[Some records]
########

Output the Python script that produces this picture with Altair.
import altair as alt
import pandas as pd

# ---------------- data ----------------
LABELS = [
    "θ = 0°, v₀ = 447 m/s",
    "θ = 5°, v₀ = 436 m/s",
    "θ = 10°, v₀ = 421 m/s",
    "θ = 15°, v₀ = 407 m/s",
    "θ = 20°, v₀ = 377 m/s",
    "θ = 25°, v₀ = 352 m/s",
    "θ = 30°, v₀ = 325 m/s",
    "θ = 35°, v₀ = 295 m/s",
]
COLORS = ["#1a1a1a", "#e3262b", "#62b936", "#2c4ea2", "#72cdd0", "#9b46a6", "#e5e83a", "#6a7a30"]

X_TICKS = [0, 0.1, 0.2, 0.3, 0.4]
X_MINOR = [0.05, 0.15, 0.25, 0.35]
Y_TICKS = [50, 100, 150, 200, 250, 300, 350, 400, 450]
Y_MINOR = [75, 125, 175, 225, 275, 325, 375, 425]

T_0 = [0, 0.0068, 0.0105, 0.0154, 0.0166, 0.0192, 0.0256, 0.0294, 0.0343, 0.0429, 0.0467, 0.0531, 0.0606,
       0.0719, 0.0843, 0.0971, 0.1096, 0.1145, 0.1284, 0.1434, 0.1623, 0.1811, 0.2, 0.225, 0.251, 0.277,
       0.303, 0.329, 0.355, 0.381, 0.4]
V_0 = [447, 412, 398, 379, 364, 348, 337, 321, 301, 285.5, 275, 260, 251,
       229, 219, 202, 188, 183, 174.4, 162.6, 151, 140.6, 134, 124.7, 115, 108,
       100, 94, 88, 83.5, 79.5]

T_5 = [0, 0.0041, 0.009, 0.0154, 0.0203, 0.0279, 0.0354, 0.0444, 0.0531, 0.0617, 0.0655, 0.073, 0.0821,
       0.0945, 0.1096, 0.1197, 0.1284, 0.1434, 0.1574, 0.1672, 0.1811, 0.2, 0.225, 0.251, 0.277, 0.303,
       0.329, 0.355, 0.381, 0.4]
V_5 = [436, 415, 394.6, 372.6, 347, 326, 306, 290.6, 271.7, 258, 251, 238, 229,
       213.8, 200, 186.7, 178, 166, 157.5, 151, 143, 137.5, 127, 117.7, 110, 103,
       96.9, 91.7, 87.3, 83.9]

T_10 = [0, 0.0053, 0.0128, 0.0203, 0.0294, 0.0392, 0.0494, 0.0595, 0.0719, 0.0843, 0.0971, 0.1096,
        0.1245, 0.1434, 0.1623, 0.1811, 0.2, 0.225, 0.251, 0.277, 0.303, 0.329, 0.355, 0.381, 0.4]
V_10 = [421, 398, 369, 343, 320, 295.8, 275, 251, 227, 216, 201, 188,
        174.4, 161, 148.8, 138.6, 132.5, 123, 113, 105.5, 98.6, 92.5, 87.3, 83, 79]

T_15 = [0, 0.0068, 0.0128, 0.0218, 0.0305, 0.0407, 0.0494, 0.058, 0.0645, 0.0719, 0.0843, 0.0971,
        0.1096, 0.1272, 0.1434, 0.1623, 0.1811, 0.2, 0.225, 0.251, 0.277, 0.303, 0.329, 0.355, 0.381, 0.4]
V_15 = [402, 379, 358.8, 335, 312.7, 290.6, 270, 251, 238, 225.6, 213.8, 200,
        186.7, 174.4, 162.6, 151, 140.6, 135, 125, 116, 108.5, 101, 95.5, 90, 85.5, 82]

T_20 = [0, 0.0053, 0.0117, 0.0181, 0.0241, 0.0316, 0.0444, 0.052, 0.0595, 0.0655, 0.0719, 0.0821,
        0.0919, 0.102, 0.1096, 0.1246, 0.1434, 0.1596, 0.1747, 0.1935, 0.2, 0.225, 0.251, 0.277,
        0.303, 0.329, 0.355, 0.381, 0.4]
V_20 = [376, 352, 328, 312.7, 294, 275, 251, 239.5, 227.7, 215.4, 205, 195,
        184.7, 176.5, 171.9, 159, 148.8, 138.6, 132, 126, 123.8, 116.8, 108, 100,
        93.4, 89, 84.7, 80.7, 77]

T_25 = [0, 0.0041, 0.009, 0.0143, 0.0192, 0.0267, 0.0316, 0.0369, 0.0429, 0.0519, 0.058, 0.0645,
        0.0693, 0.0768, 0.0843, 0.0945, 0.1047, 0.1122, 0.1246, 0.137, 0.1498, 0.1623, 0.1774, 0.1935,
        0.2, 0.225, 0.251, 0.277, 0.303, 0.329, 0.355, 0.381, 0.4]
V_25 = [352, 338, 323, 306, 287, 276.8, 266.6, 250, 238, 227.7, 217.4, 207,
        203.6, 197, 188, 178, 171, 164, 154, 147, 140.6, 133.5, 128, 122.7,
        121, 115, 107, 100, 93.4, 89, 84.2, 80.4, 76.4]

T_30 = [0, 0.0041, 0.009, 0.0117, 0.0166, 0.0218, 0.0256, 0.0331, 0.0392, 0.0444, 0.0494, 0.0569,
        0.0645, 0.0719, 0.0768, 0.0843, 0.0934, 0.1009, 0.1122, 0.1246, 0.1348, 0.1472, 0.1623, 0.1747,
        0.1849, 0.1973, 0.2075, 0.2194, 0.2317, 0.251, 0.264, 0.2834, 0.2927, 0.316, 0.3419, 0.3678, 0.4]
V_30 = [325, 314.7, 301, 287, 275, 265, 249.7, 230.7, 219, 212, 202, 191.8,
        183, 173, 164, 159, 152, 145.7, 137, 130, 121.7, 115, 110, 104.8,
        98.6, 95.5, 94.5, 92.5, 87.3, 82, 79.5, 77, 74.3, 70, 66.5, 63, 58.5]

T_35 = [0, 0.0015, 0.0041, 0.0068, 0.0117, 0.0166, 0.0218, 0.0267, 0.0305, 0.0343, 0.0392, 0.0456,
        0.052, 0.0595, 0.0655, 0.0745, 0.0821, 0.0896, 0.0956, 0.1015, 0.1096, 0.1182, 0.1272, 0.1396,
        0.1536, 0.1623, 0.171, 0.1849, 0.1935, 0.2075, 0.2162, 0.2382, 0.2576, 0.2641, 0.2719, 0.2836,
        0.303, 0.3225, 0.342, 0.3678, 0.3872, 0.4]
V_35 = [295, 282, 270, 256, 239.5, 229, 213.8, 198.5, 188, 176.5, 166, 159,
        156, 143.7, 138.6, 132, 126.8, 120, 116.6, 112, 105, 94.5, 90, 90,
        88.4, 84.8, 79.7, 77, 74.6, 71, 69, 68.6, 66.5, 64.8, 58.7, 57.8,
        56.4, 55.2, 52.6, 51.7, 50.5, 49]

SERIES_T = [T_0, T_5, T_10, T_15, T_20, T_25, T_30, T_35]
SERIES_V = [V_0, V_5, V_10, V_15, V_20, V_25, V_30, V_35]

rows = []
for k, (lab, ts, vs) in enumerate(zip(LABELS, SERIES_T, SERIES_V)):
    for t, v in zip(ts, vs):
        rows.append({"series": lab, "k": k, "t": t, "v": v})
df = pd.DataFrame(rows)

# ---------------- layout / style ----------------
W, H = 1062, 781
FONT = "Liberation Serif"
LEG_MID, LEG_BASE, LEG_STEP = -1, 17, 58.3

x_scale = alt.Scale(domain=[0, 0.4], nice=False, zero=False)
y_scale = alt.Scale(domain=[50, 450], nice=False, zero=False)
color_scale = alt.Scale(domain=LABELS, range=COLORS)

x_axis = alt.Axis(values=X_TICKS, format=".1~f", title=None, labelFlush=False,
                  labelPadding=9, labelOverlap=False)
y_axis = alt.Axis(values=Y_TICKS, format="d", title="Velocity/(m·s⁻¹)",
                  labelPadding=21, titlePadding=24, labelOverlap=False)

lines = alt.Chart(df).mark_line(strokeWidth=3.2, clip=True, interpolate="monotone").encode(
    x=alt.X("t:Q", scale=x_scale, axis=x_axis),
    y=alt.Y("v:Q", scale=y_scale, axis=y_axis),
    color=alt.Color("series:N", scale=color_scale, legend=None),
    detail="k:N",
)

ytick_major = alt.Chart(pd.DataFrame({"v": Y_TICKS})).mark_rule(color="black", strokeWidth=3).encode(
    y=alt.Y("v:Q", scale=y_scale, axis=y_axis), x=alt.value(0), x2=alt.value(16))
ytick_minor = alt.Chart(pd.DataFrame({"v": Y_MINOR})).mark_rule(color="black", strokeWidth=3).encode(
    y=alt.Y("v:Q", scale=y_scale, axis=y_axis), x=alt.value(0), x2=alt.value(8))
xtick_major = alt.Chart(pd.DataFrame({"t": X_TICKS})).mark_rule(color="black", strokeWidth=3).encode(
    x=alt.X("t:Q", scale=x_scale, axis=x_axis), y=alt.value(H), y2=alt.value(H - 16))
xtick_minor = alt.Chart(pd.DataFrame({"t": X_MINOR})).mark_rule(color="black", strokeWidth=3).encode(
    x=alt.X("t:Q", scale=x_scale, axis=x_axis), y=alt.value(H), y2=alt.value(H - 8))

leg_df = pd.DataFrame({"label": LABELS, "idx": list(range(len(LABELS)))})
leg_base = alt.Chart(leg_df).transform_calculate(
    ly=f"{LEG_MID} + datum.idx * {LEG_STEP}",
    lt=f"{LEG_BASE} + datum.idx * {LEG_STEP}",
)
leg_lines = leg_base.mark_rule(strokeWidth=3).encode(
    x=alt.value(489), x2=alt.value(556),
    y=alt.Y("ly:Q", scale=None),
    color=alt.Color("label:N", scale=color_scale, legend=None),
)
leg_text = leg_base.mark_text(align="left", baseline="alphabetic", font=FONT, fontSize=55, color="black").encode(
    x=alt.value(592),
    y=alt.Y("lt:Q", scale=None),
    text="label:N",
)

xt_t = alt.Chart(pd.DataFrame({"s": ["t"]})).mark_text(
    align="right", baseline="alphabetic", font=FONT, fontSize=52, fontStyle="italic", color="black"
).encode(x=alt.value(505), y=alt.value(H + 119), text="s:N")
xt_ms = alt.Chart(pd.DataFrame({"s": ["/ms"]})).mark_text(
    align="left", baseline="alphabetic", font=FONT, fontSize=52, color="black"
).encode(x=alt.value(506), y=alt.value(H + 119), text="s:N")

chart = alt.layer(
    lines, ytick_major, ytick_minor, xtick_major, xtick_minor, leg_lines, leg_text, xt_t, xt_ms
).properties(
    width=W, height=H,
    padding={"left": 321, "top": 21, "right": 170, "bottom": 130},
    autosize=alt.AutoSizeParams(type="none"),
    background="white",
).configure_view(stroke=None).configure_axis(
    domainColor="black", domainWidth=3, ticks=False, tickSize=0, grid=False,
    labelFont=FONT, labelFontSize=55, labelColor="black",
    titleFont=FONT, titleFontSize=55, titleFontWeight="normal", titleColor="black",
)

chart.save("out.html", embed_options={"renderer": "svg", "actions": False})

########

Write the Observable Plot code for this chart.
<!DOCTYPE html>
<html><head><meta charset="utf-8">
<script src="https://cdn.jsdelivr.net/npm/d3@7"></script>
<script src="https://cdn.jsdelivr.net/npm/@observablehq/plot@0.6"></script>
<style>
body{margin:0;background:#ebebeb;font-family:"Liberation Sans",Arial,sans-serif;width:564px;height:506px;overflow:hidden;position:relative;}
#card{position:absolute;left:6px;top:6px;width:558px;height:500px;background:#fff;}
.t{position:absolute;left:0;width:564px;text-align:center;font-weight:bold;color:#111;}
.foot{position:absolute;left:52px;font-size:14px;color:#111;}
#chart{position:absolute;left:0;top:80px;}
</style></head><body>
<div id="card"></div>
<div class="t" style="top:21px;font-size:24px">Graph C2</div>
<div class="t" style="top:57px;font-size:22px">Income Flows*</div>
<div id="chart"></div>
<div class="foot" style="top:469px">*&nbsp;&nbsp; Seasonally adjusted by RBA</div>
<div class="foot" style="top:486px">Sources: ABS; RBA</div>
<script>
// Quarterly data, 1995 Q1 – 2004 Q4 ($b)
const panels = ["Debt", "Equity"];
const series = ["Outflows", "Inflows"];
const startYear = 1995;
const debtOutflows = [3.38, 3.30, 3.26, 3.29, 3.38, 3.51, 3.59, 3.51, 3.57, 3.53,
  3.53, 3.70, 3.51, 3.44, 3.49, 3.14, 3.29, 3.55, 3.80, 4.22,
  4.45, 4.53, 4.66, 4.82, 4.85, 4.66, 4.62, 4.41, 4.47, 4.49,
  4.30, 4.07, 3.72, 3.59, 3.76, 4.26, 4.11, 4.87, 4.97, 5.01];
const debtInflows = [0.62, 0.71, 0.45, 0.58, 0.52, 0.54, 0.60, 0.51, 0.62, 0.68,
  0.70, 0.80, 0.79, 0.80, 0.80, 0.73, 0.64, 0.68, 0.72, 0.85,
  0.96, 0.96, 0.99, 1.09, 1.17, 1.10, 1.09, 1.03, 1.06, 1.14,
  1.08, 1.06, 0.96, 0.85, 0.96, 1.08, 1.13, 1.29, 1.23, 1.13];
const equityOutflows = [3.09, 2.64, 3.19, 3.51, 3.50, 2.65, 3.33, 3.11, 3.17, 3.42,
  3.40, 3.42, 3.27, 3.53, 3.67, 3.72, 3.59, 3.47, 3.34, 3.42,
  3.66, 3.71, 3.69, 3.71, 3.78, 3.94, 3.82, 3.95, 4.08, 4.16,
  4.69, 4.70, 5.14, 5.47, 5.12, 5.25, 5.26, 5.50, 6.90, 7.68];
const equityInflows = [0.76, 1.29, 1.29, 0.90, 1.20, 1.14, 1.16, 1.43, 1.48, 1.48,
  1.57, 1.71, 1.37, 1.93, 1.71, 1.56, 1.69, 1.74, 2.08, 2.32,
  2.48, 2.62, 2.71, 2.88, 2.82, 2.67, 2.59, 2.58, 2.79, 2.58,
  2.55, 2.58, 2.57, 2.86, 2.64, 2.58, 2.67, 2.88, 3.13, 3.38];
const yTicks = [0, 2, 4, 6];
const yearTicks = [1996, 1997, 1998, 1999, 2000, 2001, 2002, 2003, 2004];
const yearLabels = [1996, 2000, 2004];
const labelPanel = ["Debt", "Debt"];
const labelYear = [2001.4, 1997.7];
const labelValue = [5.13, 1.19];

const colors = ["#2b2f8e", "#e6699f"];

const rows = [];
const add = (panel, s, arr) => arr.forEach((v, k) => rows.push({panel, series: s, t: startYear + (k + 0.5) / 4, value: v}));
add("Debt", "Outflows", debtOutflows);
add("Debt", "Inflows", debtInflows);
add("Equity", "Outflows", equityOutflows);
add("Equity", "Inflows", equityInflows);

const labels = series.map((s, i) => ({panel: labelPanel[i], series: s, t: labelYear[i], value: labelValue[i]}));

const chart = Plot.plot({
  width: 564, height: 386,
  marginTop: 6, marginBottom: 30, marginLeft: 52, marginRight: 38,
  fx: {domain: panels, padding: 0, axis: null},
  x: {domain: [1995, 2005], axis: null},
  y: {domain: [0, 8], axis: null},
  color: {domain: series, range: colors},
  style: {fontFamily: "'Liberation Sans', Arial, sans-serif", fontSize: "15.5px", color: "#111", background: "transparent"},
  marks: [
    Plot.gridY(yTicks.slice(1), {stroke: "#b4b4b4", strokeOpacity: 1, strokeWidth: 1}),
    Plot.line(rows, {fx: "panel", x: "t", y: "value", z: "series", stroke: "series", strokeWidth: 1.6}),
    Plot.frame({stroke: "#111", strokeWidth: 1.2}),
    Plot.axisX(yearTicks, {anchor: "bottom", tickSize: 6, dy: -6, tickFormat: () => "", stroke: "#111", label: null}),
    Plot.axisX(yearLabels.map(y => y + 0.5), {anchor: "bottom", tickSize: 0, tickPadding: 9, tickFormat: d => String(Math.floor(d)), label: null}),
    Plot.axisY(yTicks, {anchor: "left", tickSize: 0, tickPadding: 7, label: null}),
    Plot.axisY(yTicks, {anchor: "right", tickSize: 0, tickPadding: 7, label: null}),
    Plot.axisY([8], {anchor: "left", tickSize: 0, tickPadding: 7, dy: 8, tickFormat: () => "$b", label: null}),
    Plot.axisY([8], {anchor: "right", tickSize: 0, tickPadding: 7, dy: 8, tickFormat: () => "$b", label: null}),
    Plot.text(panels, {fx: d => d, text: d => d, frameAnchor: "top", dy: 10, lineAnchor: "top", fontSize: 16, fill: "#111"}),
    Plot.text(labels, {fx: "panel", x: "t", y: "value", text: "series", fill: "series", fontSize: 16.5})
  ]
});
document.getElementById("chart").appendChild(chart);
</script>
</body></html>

########

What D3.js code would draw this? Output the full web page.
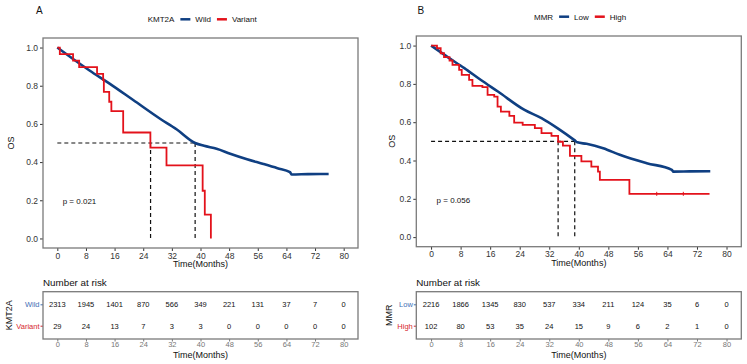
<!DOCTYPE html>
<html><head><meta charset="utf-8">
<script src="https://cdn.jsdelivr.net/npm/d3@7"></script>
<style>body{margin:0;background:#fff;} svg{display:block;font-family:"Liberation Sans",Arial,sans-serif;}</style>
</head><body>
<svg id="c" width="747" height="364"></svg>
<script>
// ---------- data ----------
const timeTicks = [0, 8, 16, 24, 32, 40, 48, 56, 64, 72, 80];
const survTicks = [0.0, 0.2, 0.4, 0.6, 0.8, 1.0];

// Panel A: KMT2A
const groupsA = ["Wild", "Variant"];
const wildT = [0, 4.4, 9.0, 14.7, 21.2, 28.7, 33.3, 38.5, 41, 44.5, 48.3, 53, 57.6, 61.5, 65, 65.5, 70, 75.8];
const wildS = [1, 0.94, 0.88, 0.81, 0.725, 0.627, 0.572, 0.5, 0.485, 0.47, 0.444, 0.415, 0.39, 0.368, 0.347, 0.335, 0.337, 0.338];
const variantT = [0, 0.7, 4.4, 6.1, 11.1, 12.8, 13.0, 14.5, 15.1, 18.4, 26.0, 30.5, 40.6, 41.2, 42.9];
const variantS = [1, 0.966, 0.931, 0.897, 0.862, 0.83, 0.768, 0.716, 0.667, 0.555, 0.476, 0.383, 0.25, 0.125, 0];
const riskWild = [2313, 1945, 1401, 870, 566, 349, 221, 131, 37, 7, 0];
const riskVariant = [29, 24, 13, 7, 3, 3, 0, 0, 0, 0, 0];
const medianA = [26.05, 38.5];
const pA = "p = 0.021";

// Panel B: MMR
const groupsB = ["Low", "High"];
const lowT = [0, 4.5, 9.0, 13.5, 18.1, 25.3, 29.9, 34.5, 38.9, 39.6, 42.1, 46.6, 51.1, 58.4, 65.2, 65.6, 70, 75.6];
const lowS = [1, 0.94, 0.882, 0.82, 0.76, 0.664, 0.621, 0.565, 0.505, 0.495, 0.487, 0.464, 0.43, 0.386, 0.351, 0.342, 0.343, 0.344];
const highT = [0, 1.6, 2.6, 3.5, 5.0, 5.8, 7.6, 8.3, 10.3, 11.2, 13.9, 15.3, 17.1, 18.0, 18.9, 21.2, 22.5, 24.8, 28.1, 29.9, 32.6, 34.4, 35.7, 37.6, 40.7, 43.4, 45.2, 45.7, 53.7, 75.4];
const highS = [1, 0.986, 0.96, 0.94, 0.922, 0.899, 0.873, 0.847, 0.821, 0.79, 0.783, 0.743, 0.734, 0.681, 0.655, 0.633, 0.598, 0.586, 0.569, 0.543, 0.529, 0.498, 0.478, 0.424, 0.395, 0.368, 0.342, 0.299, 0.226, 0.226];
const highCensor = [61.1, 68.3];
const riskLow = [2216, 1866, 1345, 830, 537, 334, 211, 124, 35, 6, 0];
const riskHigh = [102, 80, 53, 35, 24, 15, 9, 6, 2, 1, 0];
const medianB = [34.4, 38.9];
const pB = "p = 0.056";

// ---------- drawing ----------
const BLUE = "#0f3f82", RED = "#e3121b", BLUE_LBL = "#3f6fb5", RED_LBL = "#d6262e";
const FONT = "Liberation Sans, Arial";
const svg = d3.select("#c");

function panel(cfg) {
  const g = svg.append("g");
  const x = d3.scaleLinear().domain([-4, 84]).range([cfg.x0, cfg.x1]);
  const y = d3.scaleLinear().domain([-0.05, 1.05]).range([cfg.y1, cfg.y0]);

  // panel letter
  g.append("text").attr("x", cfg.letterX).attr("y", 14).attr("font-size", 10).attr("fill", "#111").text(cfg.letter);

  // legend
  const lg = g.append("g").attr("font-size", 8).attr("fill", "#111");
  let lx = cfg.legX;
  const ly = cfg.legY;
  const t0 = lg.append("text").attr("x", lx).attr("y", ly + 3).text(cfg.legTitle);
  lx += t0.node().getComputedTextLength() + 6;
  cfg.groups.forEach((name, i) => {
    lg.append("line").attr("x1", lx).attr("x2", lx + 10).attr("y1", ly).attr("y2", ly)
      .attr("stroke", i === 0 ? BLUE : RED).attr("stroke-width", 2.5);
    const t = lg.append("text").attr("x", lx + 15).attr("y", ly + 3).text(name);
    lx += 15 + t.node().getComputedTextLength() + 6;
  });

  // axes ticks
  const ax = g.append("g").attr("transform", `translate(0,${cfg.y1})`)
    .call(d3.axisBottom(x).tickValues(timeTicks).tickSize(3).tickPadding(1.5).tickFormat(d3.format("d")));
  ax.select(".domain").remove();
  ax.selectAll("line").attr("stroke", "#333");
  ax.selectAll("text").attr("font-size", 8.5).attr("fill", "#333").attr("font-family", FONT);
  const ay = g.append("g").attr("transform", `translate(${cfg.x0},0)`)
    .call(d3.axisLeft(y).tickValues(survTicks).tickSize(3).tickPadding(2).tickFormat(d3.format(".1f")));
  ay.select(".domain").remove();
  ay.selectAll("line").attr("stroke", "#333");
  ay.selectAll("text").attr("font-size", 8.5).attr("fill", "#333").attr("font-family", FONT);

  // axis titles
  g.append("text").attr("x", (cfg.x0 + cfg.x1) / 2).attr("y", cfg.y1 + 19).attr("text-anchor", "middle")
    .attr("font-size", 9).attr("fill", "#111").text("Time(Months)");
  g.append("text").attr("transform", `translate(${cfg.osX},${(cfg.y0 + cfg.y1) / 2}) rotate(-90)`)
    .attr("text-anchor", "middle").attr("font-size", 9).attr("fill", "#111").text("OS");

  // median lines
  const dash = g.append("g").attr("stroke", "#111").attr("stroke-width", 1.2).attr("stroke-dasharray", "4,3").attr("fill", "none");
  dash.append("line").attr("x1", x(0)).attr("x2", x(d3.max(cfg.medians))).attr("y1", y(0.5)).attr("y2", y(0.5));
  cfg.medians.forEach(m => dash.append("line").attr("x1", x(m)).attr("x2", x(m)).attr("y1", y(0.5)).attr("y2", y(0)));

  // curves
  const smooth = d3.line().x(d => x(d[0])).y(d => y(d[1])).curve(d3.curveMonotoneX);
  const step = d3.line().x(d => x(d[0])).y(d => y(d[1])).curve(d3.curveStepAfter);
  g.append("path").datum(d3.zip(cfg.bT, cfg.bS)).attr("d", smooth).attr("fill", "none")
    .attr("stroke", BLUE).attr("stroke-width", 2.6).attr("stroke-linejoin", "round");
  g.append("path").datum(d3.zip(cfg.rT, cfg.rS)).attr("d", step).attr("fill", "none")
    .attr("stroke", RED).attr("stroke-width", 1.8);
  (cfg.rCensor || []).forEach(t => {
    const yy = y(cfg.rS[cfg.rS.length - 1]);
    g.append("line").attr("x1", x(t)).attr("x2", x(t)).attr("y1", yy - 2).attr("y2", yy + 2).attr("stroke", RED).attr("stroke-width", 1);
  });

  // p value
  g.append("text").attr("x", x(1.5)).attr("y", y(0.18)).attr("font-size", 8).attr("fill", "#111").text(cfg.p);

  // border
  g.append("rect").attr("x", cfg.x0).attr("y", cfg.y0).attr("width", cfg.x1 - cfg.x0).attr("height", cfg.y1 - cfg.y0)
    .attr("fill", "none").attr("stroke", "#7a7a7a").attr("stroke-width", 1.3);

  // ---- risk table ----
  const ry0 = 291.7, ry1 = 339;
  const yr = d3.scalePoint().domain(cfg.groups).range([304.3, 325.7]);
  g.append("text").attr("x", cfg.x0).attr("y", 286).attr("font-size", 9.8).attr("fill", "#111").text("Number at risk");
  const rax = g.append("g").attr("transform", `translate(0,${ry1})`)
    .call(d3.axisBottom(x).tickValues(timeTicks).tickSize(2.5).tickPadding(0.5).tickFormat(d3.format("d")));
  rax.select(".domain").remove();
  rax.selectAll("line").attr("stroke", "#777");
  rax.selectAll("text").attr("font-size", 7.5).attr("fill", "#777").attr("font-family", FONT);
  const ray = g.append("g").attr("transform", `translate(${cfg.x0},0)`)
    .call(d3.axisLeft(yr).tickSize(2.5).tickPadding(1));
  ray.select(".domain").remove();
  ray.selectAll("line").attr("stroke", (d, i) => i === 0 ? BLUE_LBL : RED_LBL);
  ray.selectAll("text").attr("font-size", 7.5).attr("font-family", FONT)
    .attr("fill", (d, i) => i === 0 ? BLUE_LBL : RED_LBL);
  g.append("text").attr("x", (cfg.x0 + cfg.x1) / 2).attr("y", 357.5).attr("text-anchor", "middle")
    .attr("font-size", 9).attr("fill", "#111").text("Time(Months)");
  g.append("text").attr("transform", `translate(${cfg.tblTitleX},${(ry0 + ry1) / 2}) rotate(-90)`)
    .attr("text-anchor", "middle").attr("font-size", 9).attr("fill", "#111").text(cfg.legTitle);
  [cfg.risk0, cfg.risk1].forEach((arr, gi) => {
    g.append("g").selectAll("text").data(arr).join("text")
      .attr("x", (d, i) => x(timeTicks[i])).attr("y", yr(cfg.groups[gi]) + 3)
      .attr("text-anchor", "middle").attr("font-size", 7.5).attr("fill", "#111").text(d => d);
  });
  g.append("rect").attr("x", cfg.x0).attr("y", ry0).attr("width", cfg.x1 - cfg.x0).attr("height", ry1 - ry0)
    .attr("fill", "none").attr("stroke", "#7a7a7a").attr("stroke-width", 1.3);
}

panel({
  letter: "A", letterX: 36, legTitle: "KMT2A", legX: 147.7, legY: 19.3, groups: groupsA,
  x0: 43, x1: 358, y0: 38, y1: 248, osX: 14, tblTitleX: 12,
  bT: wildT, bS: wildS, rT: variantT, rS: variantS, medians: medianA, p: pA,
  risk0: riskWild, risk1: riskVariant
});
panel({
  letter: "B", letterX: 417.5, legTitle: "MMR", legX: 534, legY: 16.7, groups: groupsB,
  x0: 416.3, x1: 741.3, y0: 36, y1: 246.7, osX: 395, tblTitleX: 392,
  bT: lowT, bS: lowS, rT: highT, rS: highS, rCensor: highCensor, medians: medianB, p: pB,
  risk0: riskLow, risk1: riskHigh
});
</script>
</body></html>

########

> **Aim**: Retype only the lines above from the one with "What D3.js code" through the one with "const survTicks = [0.0, 0.2, 0.4, 0.6, 0.8, 1.0];", exactly and with both ends. Images stay out.

> **Task answer**:
What D3.js code would draw this? Output the full web page.
<!DOCTYPE html>
<html><head><meta charset="utf-8">
<script src="https://cdn.jsdelivr.net/npm/d3@7"></script>
<style>body{margin:0;background:#fff;} svg{display:block;font-family:"Liberation Sans",Arial,sans-serif;}</style>
</head><body>
<svg id="c" width="747" height="364"></svg>
<script>
// ---------- data ----------
const timeTicks = [0, 8, 16, 24, 32, 40, 48, 56, 64, 72, 80];
const survTicks = [0.0, 0.2, 0.4, 0.6, 0.8, 1.0];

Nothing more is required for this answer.